## begin

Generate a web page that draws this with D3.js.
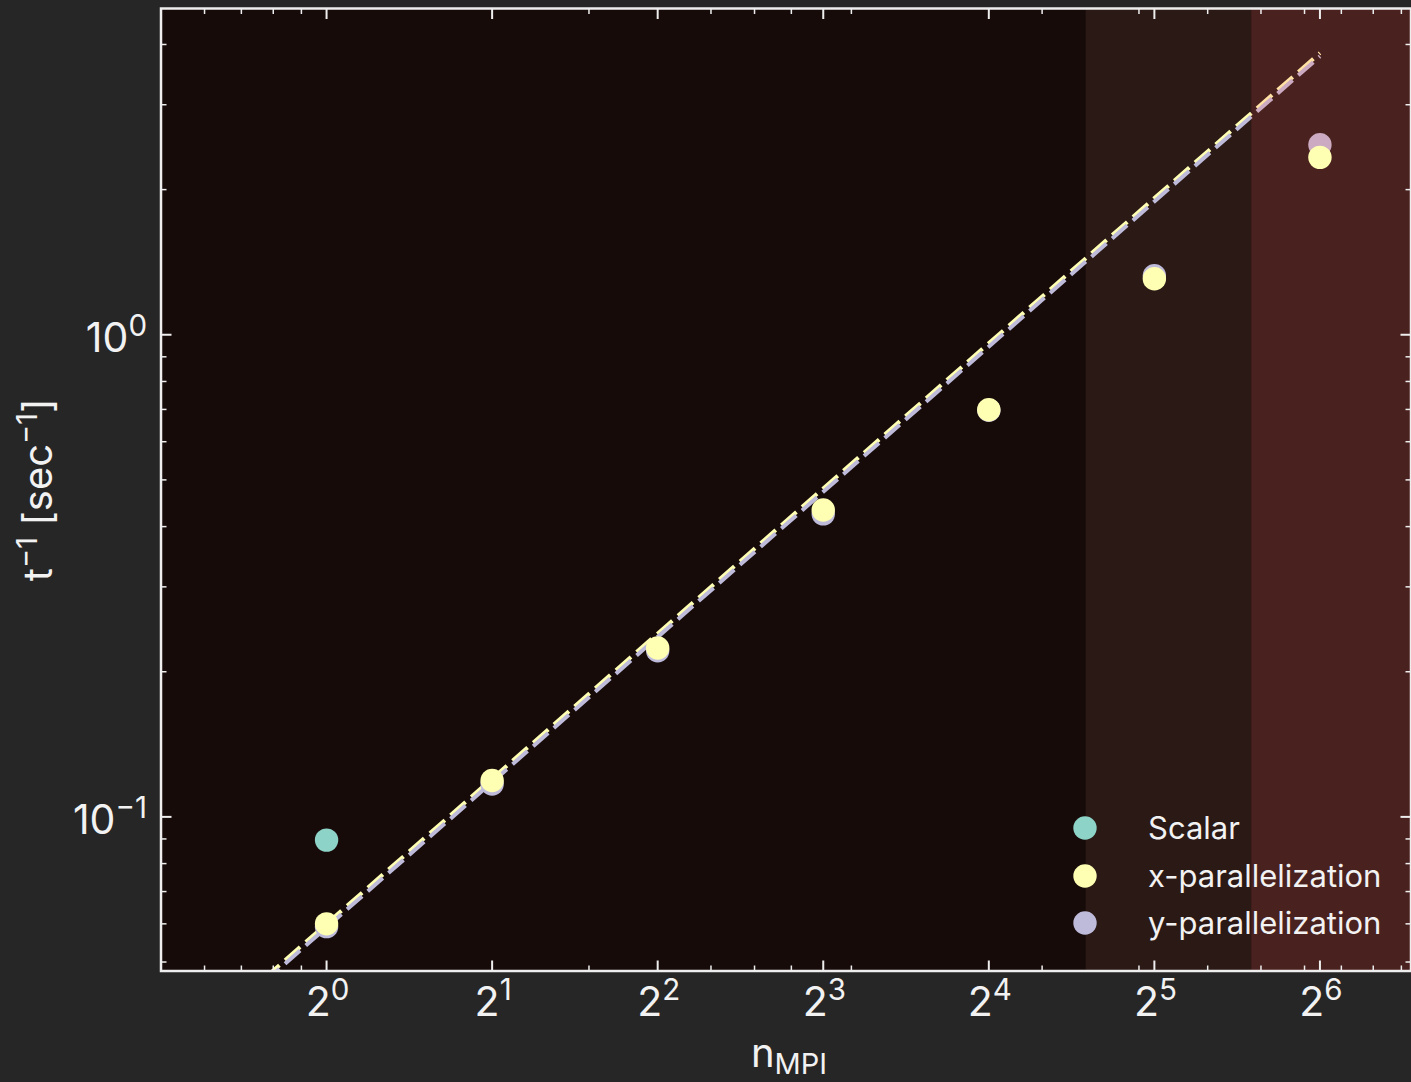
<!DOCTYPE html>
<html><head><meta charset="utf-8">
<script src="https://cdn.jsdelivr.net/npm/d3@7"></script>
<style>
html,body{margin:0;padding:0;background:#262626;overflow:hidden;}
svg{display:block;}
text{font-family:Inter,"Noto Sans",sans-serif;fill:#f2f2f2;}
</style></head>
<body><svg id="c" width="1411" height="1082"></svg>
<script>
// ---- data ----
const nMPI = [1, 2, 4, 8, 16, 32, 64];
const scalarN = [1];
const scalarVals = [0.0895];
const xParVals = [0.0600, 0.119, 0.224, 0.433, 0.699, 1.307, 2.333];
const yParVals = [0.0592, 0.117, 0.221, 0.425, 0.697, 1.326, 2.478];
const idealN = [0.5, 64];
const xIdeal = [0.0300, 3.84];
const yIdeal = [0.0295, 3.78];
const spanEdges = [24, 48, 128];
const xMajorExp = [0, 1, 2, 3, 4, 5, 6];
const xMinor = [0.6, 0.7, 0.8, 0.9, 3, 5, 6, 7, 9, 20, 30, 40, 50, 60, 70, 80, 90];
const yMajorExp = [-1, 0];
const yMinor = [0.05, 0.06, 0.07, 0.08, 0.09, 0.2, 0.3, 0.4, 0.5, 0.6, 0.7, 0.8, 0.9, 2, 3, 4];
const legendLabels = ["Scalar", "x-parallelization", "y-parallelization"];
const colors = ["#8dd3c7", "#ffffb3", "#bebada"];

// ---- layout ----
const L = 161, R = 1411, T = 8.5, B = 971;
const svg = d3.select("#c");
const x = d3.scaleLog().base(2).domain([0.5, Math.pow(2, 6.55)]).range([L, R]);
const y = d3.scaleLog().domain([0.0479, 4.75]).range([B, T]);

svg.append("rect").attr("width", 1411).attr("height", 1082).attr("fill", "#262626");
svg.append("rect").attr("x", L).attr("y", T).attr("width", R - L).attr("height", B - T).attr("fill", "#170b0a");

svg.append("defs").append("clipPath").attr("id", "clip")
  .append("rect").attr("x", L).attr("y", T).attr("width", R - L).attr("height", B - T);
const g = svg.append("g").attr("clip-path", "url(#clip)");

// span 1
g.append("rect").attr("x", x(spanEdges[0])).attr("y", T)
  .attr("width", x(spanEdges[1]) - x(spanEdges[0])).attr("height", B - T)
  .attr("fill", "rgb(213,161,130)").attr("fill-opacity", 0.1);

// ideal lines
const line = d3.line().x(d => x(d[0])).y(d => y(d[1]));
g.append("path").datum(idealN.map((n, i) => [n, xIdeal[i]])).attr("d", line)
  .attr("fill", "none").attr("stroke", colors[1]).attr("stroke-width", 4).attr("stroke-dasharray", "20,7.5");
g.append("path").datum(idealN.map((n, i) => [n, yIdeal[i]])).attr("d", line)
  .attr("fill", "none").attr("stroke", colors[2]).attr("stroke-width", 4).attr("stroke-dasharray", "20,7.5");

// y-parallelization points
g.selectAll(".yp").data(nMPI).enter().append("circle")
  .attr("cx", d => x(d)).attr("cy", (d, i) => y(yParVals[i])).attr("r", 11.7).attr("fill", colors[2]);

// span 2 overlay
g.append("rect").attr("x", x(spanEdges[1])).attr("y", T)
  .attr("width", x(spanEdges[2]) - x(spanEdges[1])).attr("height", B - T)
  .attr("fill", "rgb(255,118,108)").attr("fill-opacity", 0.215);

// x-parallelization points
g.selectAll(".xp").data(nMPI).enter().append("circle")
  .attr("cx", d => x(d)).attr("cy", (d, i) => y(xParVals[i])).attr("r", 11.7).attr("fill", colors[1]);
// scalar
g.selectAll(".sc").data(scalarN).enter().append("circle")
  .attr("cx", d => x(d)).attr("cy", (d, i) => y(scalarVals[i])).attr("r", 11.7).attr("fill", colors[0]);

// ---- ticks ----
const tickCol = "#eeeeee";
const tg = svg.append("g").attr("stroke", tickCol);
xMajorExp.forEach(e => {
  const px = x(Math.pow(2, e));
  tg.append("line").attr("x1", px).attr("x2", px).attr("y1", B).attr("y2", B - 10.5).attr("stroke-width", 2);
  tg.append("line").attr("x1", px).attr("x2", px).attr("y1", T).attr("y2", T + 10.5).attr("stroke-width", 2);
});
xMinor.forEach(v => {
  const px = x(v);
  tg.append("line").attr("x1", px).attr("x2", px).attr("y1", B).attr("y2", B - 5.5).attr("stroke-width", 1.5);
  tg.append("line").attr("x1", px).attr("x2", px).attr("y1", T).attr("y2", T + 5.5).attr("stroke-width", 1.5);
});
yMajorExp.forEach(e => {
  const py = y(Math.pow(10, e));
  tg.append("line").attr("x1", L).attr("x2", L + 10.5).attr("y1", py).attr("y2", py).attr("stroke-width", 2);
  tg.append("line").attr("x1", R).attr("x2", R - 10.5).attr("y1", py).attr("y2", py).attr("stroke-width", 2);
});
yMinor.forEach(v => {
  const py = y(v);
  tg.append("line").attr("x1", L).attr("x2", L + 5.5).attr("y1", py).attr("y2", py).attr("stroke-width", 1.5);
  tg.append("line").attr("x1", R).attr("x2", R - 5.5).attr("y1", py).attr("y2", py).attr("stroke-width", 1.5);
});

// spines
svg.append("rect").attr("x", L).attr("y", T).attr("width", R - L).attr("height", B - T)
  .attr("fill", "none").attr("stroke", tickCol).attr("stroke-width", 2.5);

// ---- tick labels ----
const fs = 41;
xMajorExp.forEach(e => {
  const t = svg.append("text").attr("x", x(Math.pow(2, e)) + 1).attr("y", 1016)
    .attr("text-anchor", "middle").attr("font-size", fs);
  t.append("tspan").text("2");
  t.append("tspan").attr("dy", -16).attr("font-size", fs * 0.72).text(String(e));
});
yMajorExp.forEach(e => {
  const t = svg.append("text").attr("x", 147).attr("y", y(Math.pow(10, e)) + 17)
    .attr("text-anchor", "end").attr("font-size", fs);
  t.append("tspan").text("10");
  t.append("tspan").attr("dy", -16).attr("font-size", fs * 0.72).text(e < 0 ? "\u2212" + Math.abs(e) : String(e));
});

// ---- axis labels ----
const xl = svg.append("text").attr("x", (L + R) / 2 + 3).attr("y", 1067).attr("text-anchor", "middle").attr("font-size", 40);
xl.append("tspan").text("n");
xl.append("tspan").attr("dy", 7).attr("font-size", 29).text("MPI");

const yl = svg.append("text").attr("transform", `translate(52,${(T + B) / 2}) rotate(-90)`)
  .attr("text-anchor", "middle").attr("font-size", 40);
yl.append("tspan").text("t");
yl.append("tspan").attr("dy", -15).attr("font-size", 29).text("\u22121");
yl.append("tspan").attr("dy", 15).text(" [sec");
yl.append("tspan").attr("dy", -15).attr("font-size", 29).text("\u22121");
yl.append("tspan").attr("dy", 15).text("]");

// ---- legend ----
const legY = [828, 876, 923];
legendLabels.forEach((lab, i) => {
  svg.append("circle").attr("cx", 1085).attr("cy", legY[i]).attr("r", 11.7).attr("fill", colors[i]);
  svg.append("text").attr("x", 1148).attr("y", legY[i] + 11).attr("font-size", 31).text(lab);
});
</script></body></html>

## end

▸ Task to carry out
Drop the images and repeat the data exactly.

▸ Correct response
Generate a web page that draws this with D3.js.
<!DOCTYPE html>
<html><head><meta charset="utf-8">
<script src="https://cdn.jsdelivr.net/npm/d3@7"></script>
<style>
html,body{margin:0;padding:0;background:#262626;overflow:hidden;}
svg{display:block;}
text{font-family:Inter,"Noto Sans",sans-serif;fill:#f2f2f2;}
</style></head>
<body><svg id="c" width="1411" height="1082"></svg>
<script>
// ---- data ----
const nMPI = [1, 2, 4, 8, 16, 32, 64];
const scalarN = [1];
const scalarVals = [0.0895];
const xParVals = [0.0600, 0.119, 0.224, 0.433, 0.699, 1.307, 2.333];
const yParVals = [0.0592, 0.117, 0.221, 0.425, 0.697, 1.326, 2.478];
const idealN = [0.5, 64];
const xIdeal = [0.0300, 3.84];
const yIdeal = [0.0295, 3.78];
const spanEdges = [24, 48, 128];
const xMajorExp = [0, 1, 2, 3, 4, 5, 6];
const xMinor = [0.6, 0.7, 0.8, 0.9, 3, 5, 6, 7, 9, 20, 30, 40, 50, 60, 70, 80, 90];
const yMajorExp = [-1, 0];
const yMinor = [0.05, 0.06, 0.07, 0.08, 0.09, 0.2, 0.3, 0.4, 0.5, 0.6, 0.7, 0.8, 0.9, 2, 3, 4];
const legendLabels = ["Scalar", "x-parallelization", "y-parallelization"];
const colors = ["#8dd3c7", "#ffffb3", "#bebada"];

// ---- layout ----
const L = 161, R = 1411, T = 8.5, B = 971;
const svg = d3.select("#c");
const x = d3.scaleLog().base(2).domain([0.5, Math.pow(2, 6.55)]).range([L, R]);
const y = d3.scaleLog().domain([0.0479, 4.75]).range([B, T]);

svg.append("rect").attr("width", 1411).attr("height", 1082).attr("fill", "#262626");
svg.append("rect").attr("x", L).attr("y", T).attr("width", R - L).attr("height", B - T).attr("fill", "#170b0a");

svg.append("defs").append("clipPath").attr("id", "clip")
  .append("rect").attr("x", L).attr("y", T).attr("width", R - L).attr("height", B - T);
const g = svg.append("g").attr("clip-path", "url(#clip)");

// span 1
g.append("rect").attr("x", x(spanEdges[0])).attr("y", T)
  .attr("width", x(spanEdges[1]) - x(spanEdges[0])).attr("height", B - T)
  .attr("fill", "rgb(213,161,130)").attr("fill-opacity", 0.1);

// ideal lines
const line = d3.line().x(d => x(d[0])).y(d => y(d[1]));
g.append("path").datum(idealN.map((n, i) => [n, xIdeal[i]])).attr("d", line)
  .attr("fill", "none").attr("stroke", colors[1]).attr("stroke-width", 4).attr("stroke-dasharray", "20,7.5");
g.append("path").datum(idealN.map((n, i) => [n, yIdeal[i]])).attr("d", line)
  .attr("fill", "none").attr("stroke", colors[2]).attr("stroke-width", 4).attr("stroke-dasharray", "20,7.5");

// y-parallelization points
g.selectAll(".yp").data(nMPI).enter().append("circle")
  .attr("cx", d => x(d)).attr("cy", (d, i) => y(yParVals[i])).attr("r", 11.7).attr("fill", colors[2]);

// span 2 overlay
g.append("rect").attr("x", x(spanEdges[1])).attr("y", T)
  .attr("width", x(spanEdges[2]) - x(spanEdges[1])).attr("height", B - T)
  .attr("fill", "rgb(255,118,108)").attr("fill-opacity", 0.215);

// x-parallelization points
g.selectAll(".xp").data(nMPI).enter().append("circle")
  .attr("cx", d => x(d)).attr("cy", (d, i) => y(xParVals[i])).attr("r", 11.7).attr("fill", colors[1]);
// scalar
g.selectAll(".sc").data(scalarN).enter().append("circle")
  .attr("cx", d => x(d)).attr("cy", (d, i) => y(scalarVals[i])).attr("r", 11.7).attr("fill", colors[0]);

// ---- ticks ----
const tickCol = "#eeeeee";
const tg = svg.append("g").attr("stroke", tickCol);
xMajorExp.forEach(e => {
  const px = x(Math.pow(2, e));
  tg.append("line").attr("x1", px).attr("x2", px).attr("y1", B).attr("y2", B - 10.5).attr("stroke-width", 2);
  tg.append("line").attr("x1", px).attr("x2", px).attr("y1", T).attr("y2", T + 10.5).attr("stroke-width", 2);
});
xMinor.forEach(v => {
  const px = x(v);
  tg.append("line").attr("x1", px).attr("x2", px).attr("y1", B).attr("y2", B - 5.5).attr("stroke-width", 1.5);
  tg.append("line").attr("x1", px).attr("x2", px).attr("y1", T).attr("y2", T + 5.5).attr("stroke-width", 1.5);
});
yMajorExp.forEach(e => {
  const py = y(Math.pow(10, e));
  tg.append("line").attr("x1", L).attr("x2", L + 10.5).attr("y1", py).attr("y2", py).attr("stroke-width", 2);
  tg.append("line").attr("x1", R).attr("x2", R - 10.5).attr("y1", py).attr("y2", py).attr("stroke-width", 2);
});
yMinor.forEach(v => {
  const py = y(v);
  tg.append("line").attr("x1", L).attr("x2", L + 5.5).attr("y1", py).attr("y2", py).attr("stroke-width", 1.5);
  tg.append("line").attr("x1", R).attr("x2", R - 5.5).attr("y1", py).attr("y2", py).attr("stroke-width", 1.5);
});

// spines
svg.append("rect").attr("x", L).attr("y", T).attr("width", R - L).attr("height", B - T)
  .attr("fill", "none").attr("stroke", tickCol).attr("stroke-width", 2.5);

// ---- tick labels ----
const fs = 41;
xMajorExp.forEach(e => {
  const t = svg.append("text").attr("x", x(Math.pow(2, e)) + 1).attr("y", 1016)
    .attr("text-anchor", "middle").attr("font-size", fs);
  t.append("tspan").text("2");
  t.append("tspan").attr("dy", -16).attr("font-size", fs * 0.72).text(String(e));
});
yMajorExp.forEach(e => {
  const t = svg.append("text").attr("x", 147).attr("y", y(Math.pow(10, e)) + 17)
    .attr("text-anchor", "end").attr("font-size", fs);
  t.append("tspan").text("10");
  t.append("tspan").attr("dy", -16).attr("font-size", fs * 0.72).text(e < 0 ? "\u2212" + Math.abs(e) : String(e));
});

// ---- axis labels ----
const xl = svg.append("text").attr("x", (L + R) / 2 + 3).attr("y", 1067).attr("text-anchor", "middle").attr("font-size", 40);
xl.append("tspan").text("n");
xl.append("tspan").attr("dy", 7).attr("font-size", 29).text("MPI");

const yl = svg.append("text").attr("transform", `translate(52,${(T + B) / 2}) rotate(-90)`)
  .attr("text-anchor", "middle").attr("font-size", 40);
yl.append("tspan").text("t");
yl.append("tspan").attr("dy", -15).attr("font-size", 29).text("\u22121");
yl.append("tspan").attr("dy", 15).text(" [sec");
yl.append("tspan").attr("dy", -15).attr("font-size", 29).text("\u22121");
yl.append("tspan").attr("dy", 15).text("]");

// ---- legend ----
const legY = [828, 876, 923];
legendLabels.forEach((lab, i) => {
  svg.append("circle").attr("cx", 1085).attr("cy", legY[i]).attr("r", 11.7).attr("fill", colors[i]);
  svg.append("text").attr("x", 1148).attr("y", legY[i] + 11).attr("font-size", 31).text(lab);
});
</script></body></html>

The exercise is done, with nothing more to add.